#### Exercise description
Set down, exactly as they appear, the lines from the line holding "Rebuild this chart" through the line holding "const yTicks = [0, 20, 40, 60, 80, 100];", inclusive; output nothing outside that range.

⟨

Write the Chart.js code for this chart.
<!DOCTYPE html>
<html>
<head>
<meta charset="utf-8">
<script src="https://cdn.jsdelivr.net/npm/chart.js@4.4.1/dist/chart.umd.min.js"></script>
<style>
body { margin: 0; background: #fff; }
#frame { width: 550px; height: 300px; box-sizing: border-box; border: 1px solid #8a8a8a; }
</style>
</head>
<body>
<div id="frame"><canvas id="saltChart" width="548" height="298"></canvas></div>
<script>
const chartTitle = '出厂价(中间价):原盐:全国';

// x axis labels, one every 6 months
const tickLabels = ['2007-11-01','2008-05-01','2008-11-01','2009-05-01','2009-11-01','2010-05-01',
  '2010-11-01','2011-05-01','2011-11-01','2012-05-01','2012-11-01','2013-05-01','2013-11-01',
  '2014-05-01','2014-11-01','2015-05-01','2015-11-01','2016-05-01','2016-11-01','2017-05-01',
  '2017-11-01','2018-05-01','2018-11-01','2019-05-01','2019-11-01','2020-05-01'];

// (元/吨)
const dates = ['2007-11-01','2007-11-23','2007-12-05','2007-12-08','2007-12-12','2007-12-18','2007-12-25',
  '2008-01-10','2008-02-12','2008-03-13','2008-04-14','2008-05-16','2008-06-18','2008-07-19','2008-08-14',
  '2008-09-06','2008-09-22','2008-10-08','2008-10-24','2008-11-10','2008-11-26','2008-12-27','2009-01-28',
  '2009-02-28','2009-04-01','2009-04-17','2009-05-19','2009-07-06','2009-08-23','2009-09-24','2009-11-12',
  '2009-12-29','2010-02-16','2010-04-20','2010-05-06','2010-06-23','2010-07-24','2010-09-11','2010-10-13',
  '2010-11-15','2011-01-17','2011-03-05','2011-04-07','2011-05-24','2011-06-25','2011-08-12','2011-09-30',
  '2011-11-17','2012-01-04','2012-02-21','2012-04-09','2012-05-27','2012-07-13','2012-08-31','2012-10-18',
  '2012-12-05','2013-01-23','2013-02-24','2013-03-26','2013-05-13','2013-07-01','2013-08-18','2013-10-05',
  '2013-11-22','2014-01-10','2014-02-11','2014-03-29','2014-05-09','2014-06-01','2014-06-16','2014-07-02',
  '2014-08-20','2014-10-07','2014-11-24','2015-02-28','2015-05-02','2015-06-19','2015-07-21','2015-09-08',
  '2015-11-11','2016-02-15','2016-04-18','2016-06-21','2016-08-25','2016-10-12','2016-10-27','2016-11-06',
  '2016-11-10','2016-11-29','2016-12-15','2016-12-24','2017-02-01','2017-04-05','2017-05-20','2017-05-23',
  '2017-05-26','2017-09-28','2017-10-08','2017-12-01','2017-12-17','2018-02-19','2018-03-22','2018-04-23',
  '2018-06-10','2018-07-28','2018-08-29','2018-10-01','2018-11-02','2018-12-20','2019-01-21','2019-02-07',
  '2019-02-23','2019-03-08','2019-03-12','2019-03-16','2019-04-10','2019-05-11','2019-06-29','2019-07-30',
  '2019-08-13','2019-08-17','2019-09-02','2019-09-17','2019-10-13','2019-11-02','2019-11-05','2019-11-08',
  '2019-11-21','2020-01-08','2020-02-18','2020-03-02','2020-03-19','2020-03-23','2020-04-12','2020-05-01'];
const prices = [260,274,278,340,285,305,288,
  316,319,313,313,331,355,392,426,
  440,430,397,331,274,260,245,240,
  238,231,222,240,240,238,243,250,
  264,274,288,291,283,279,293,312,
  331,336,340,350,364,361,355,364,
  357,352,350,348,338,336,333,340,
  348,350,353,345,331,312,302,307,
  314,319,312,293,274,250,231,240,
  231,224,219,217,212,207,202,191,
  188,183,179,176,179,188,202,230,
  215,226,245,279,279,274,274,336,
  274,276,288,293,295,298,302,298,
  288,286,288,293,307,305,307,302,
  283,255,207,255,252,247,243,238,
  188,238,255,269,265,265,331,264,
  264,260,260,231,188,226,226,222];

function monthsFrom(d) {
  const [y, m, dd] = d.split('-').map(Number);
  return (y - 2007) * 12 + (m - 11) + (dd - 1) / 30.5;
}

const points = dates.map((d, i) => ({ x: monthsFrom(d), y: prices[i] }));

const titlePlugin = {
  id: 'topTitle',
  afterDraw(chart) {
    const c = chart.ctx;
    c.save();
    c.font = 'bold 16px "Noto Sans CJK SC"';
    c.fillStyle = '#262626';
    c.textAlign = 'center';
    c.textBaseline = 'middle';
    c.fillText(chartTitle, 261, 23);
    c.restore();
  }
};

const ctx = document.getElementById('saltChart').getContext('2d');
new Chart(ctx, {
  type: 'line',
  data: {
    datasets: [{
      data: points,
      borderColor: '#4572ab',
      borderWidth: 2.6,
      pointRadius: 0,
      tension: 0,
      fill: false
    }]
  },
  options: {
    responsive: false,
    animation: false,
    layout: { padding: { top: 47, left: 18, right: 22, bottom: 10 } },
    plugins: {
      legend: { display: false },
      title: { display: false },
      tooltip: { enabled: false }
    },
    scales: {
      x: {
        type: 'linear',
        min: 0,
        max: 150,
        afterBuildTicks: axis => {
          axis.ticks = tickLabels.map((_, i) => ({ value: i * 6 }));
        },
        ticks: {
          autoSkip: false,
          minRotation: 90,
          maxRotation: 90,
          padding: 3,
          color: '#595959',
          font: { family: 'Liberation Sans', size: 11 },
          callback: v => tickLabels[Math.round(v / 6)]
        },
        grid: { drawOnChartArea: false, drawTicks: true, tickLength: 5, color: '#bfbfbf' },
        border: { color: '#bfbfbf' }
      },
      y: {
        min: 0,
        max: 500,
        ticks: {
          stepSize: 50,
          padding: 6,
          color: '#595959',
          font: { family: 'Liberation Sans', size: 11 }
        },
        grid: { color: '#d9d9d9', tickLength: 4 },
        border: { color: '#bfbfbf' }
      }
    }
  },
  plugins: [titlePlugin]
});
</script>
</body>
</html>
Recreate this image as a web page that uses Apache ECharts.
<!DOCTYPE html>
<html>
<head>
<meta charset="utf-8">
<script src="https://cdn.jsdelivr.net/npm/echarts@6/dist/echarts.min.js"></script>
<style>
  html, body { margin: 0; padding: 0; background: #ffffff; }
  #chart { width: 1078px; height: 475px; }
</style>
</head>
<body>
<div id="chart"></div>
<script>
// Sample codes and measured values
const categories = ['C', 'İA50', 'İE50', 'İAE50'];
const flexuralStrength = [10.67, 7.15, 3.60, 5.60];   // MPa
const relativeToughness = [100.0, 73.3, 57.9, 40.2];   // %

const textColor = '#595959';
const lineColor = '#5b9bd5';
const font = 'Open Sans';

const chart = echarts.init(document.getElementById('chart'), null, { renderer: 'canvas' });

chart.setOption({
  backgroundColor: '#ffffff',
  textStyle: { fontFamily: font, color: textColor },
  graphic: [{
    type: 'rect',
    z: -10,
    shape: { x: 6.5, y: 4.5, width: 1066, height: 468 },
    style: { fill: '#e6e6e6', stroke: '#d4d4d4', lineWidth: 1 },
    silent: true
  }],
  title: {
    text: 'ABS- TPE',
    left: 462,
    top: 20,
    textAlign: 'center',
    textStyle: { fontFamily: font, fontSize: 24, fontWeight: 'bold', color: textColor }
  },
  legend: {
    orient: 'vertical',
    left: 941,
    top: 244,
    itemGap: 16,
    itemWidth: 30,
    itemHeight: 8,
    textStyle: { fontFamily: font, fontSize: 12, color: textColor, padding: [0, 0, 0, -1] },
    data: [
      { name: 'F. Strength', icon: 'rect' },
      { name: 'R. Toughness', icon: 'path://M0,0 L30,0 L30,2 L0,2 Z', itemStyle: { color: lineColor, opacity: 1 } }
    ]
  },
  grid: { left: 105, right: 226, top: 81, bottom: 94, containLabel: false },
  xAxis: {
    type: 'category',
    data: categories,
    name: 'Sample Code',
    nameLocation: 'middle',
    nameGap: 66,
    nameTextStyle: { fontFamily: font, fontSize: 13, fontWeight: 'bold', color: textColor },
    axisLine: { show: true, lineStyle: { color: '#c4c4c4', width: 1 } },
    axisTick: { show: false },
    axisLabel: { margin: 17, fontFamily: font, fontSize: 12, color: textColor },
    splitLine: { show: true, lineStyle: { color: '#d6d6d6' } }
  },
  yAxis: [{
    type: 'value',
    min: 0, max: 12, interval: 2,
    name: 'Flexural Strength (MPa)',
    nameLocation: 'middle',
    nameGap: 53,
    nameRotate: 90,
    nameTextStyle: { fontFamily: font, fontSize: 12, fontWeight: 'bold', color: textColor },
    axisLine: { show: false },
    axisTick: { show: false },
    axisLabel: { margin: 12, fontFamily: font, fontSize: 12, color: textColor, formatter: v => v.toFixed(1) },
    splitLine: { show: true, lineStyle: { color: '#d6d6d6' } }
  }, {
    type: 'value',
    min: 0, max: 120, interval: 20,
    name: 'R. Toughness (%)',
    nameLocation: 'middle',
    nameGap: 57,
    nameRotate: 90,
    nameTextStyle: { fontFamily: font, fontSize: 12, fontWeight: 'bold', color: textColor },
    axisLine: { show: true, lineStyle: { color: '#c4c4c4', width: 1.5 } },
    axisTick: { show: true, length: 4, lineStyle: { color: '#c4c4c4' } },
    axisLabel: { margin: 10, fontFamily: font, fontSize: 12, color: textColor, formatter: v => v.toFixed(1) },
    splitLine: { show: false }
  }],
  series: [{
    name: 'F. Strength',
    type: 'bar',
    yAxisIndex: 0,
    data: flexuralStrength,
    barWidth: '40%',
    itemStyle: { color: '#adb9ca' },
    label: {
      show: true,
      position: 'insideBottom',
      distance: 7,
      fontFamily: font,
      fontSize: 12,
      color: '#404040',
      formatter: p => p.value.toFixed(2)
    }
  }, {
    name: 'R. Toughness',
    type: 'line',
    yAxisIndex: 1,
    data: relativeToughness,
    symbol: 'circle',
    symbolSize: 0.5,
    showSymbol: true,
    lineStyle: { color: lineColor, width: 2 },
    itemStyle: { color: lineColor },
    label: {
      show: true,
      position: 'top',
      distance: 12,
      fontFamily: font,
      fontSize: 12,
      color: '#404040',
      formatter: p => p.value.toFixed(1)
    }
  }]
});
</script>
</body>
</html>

⟩
⟨

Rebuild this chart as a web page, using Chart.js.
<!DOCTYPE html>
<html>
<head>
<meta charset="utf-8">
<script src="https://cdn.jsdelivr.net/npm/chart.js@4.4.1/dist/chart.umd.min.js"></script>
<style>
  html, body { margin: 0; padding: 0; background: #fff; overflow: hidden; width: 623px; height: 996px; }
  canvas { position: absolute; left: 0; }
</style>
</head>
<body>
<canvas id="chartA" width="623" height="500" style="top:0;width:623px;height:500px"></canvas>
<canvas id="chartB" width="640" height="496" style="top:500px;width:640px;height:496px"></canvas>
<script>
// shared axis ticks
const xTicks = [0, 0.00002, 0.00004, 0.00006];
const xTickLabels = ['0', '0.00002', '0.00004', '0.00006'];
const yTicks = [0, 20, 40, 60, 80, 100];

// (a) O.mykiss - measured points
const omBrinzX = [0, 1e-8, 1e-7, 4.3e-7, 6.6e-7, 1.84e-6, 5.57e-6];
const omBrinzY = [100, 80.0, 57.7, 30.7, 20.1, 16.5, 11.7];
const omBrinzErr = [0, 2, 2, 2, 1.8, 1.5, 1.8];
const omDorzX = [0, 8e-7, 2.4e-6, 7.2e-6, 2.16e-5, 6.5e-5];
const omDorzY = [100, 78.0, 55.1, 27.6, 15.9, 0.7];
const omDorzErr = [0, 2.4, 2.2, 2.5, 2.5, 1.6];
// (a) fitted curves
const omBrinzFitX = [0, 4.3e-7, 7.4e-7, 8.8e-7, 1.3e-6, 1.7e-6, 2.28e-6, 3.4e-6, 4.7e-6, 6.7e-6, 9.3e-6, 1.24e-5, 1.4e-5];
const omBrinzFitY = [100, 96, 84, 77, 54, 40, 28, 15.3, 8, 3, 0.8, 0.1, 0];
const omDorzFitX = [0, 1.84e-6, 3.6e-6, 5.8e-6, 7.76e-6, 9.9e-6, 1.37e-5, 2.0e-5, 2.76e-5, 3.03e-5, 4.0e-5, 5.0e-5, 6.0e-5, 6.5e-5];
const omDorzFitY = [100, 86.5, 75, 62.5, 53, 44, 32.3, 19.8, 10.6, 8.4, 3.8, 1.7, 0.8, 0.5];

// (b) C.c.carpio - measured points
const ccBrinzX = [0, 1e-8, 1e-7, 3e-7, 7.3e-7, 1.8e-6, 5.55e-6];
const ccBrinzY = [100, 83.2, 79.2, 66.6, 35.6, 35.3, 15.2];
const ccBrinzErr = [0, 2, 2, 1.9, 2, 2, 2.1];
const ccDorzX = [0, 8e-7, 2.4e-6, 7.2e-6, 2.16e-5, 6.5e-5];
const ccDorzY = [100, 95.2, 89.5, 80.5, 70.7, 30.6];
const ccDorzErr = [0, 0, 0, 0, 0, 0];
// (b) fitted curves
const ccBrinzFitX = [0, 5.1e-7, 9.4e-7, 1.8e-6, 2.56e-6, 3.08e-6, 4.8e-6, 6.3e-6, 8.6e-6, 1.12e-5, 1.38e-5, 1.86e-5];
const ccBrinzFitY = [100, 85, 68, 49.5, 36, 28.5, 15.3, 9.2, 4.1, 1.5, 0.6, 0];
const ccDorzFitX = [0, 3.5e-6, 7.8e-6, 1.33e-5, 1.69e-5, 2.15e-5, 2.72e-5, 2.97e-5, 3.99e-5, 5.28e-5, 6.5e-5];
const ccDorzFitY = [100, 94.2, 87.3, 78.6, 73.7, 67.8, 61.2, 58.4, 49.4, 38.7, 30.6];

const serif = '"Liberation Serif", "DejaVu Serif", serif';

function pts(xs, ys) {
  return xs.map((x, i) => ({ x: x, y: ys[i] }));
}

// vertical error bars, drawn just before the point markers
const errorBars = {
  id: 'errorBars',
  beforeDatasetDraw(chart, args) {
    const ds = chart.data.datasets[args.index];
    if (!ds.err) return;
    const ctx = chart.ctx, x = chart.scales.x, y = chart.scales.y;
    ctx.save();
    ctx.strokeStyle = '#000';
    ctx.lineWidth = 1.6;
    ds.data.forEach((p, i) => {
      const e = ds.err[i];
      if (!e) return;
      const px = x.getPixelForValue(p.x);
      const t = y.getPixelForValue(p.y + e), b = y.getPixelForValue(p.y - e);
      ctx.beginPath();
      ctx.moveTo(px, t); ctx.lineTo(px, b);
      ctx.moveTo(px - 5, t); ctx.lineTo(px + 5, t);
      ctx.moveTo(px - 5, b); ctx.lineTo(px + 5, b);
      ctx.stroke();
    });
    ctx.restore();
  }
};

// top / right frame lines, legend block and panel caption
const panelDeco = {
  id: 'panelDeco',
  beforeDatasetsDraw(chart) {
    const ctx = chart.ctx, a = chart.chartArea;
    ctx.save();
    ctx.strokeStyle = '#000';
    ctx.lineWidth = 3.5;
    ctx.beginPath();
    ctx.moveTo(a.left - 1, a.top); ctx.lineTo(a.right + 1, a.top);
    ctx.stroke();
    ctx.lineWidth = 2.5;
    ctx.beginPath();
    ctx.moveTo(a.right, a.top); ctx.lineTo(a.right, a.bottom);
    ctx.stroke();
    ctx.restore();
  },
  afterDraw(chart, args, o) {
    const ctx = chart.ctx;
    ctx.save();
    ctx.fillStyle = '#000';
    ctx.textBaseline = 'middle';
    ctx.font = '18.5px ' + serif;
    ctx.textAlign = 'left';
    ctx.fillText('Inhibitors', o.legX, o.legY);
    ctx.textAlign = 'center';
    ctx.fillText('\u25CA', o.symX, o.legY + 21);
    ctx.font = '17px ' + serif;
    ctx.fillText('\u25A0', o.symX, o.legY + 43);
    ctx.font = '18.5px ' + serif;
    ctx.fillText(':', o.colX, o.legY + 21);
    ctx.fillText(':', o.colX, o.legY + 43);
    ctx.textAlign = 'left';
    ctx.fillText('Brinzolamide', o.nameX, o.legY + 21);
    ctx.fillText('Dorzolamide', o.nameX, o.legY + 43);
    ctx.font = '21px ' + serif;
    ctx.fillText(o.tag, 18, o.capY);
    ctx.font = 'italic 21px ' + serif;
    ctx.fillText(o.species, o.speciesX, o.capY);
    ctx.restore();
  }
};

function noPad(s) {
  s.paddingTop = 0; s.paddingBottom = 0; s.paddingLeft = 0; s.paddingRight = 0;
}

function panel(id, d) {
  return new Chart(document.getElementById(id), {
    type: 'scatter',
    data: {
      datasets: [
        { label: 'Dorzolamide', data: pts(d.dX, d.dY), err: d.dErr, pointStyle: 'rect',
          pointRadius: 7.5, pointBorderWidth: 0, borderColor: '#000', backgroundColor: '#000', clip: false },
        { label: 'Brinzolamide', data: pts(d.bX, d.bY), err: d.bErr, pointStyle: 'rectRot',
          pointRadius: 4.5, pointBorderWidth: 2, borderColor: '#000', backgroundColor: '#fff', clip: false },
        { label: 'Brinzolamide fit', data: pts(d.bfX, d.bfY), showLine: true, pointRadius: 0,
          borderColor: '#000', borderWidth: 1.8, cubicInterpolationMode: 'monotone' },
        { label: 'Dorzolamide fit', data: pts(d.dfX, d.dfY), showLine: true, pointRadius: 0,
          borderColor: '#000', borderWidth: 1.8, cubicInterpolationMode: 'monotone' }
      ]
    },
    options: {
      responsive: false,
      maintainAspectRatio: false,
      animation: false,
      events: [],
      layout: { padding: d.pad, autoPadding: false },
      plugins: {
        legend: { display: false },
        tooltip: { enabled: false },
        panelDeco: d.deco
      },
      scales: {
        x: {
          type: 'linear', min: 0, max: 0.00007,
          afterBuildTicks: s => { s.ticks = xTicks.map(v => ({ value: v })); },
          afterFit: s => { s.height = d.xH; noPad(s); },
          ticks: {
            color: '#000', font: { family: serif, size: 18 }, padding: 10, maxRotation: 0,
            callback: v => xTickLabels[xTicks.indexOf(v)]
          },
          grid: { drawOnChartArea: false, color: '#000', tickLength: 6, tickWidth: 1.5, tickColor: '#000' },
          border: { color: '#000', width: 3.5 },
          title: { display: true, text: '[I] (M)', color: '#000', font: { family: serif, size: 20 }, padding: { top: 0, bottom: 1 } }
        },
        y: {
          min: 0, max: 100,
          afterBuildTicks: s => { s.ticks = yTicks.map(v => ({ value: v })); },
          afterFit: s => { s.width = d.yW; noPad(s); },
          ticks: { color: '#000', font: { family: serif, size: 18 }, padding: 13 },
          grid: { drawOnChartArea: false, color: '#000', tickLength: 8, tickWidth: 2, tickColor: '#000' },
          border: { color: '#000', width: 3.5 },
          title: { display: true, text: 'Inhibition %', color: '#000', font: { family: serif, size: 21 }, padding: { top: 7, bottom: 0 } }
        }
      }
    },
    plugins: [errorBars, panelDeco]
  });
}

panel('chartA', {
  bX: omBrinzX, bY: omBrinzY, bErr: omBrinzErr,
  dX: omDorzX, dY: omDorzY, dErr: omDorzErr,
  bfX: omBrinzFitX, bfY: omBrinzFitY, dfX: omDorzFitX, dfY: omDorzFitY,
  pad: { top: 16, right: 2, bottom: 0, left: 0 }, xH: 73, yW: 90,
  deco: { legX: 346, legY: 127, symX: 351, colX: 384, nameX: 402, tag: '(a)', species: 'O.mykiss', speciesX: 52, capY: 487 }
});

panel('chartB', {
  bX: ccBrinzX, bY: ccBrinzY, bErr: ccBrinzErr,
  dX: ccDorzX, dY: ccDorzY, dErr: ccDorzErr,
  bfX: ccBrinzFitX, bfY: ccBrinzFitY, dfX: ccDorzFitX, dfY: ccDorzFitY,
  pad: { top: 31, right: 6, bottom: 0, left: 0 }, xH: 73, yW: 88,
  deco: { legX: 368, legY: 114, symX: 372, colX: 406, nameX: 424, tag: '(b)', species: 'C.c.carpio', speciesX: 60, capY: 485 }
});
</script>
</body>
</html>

⟩

#### Expected answer
Rebuild this chart as a web page, using Chart.js.
<!DOCTYPE html>
<html>
<head>
<meta charset="utf-8">
<script src="https://cdn.jsdelivr.net/npm/chart.js@4.4.1/dist/chart.umd.min.js"></script>
<style>
  html, body { margin: 0; padding: 0; background: #fff; overflow: hidden; width: 623px; height: 996px; }
  canvas { position: absolute; left: 0; }
</style>
</head>
<body>
<canvas id="chartA" width="623" height="500" style="top:0;width:623px;height:500px"></canvas>
<canvas id="chartB" width="640" height="496" style="top:500px;width:640px;height:496px"></canvas>
<script>
// shared axis ticks
const xTicks = [0, 0.00002, 0.00004, 0.00006];
const xTickLabels = ['0', '0.00002', '0.00004', '0.00006'];
const yTicks = [0, 20, 40, 60, 80, 100];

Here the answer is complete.